▶ [DATA PROVIDED]
◆ ◆ ◆ ◆
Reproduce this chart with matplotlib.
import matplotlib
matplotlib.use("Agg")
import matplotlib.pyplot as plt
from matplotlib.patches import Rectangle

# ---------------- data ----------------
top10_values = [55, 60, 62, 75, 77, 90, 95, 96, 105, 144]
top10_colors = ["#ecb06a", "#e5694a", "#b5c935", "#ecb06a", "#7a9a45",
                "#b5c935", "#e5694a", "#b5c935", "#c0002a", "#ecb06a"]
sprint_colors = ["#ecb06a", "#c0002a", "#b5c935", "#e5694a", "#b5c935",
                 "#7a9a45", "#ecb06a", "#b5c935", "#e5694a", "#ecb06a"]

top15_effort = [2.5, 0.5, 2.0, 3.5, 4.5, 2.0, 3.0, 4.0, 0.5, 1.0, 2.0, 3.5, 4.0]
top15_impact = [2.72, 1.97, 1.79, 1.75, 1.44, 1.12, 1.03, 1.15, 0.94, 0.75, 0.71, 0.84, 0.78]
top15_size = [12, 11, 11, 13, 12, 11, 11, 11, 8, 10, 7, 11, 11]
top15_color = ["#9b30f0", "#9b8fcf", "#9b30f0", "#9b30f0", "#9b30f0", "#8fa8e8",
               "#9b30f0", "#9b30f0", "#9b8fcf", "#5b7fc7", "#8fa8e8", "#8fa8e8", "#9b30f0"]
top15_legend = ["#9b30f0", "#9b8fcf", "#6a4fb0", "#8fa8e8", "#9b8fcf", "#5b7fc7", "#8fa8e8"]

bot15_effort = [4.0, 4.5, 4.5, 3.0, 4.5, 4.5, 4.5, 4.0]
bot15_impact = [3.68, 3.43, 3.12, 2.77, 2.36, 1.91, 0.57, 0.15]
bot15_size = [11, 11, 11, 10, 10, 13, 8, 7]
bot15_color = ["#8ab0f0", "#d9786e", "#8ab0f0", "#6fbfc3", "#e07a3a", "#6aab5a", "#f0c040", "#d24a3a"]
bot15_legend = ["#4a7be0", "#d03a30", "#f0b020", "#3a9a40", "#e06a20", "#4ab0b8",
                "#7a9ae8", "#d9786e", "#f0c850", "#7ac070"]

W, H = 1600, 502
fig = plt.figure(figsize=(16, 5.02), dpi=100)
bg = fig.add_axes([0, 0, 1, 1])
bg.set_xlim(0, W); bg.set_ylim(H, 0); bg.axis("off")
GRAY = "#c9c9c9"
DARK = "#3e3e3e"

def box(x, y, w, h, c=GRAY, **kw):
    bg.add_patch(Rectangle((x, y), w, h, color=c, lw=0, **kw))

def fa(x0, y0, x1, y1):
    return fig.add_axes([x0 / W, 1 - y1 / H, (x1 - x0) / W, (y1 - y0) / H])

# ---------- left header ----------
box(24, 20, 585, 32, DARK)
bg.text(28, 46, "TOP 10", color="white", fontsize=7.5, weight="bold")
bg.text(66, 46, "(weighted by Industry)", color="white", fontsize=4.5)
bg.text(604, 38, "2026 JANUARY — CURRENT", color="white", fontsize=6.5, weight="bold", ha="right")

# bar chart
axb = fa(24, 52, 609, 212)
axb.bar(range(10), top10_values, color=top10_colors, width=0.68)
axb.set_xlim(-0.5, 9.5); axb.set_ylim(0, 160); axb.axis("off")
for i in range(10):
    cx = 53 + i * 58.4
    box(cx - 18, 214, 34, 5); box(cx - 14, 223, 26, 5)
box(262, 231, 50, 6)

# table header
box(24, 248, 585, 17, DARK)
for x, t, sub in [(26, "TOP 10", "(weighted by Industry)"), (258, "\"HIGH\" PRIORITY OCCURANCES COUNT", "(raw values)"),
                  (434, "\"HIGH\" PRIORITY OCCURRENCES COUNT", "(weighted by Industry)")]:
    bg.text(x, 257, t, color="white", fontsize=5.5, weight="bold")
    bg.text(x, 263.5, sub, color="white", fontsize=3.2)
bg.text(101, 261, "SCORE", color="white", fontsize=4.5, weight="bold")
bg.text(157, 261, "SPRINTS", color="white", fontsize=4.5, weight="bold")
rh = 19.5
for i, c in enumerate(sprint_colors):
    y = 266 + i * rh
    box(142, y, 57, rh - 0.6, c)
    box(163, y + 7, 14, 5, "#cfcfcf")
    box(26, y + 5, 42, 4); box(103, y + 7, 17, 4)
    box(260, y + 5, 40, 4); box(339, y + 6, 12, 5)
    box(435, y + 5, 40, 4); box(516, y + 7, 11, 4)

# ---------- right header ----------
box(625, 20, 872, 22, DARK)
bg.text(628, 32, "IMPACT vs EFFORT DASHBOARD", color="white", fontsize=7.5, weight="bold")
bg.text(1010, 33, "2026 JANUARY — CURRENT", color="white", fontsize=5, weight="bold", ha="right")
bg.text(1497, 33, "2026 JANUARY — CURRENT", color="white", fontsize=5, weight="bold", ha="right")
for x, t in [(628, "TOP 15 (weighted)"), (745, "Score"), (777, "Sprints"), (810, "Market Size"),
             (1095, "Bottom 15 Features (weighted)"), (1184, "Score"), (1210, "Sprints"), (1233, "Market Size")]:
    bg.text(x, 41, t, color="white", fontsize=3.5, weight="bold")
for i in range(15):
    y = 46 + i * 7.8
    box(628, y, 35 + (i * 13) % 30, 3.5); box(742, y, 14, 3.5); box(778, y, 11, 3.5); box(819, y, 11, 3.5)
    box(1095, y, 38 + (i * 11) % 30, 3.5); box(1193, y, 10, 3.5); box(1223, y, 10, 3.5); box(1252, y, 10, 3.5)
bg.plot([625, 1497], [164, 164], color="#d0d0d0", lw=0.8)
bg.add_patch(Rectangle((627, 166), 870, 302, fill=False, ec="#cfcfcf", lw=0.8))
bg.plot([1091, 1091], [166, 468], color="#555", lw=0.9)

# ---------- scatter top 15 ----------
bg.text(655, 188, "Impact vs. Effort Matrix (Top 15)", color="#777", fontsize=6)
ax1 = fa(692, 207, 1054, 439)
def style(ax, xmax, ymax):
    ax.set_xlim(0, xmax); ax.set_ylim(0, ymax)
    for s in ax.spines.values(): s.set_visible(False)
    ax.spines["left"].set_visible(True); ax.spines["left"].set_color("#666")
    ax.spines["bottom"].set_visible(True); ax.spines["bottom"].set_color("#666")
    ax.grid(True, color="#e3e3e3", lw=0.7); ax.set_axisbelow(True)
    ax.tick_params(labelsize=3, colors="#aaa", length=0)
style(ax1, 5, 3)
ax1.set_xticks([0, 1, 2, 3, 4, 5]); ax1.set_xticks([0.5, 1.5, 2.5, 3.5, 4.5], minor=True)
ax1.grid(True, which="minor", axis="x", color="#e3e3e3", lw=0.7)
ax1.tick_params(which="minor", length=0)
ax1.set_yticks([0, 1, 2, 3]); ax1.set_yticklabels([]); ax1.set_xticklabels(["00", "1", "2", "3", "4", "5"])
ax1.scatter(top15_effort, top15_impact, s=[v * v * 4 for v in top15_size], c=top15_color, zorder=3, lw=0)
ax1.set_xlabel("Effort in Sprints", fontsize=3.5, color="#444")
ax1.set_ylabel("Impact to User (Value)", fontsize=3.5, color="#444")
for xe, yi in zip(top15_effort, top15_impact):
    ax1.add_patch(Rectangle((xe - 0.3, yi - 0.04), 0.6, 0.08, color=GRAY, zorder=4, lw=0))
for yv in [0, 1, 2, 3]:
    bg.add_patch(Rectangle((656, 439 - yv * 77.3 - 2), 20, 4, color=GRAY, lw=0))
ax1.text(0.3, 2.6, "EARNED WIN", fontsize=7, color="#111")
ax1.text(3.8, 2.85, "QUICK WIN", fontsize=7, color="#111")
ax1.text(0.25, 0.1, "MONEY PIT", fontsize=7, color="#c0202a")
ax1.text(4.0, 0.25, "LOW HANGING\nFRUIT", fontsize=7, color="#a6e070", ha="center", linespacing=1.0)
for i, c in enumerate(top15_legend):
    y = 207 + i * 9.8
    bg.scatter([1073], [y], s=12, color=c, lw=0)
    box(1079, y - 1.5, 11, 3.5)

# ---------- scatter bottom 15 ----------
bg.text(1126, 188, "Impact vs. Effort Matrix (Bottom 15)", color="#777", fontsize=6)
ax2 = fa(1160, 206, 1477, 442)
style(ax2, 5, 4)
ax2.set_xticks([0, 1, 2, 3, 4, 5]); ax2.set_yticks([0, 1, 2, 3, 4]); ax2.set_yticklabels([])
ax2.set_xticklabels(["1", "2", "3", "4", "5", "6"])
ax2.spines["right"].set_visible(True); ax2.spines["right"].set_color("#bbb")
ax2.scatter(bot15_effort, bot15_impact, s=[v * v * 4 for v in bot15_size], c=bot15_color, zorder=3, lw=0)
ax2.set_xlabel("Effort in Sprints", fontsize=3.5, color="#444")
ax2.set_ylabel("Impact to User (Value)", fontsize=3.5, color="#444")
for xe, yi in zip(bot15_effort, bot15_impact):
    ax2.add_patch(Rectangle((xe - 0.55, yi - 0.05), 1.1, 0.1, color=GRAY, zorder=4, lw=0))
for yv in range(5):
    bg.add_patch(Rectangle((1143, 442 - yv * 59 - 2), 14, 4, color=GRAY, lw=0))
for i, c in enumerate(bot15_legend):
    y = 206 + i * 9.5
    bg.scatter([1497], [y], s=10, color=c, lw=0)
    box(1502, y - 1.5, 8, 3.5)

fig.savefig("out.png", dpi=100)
◆ ◆ ◆ ◆
▶ [EXERCISE DIRECTIONS] Include the first line, the line containing "from matplotlib.patches import Rectangle", and every line between them, copied exactly from the material above; output no other line.

▶ [FINISHED TASK]
Reproduce this chart with matplotlib.
import matplotlib
matplotlib.use("Agg")
import matplotlib.pyplot as plt
from matplotlib.patches import Rectangle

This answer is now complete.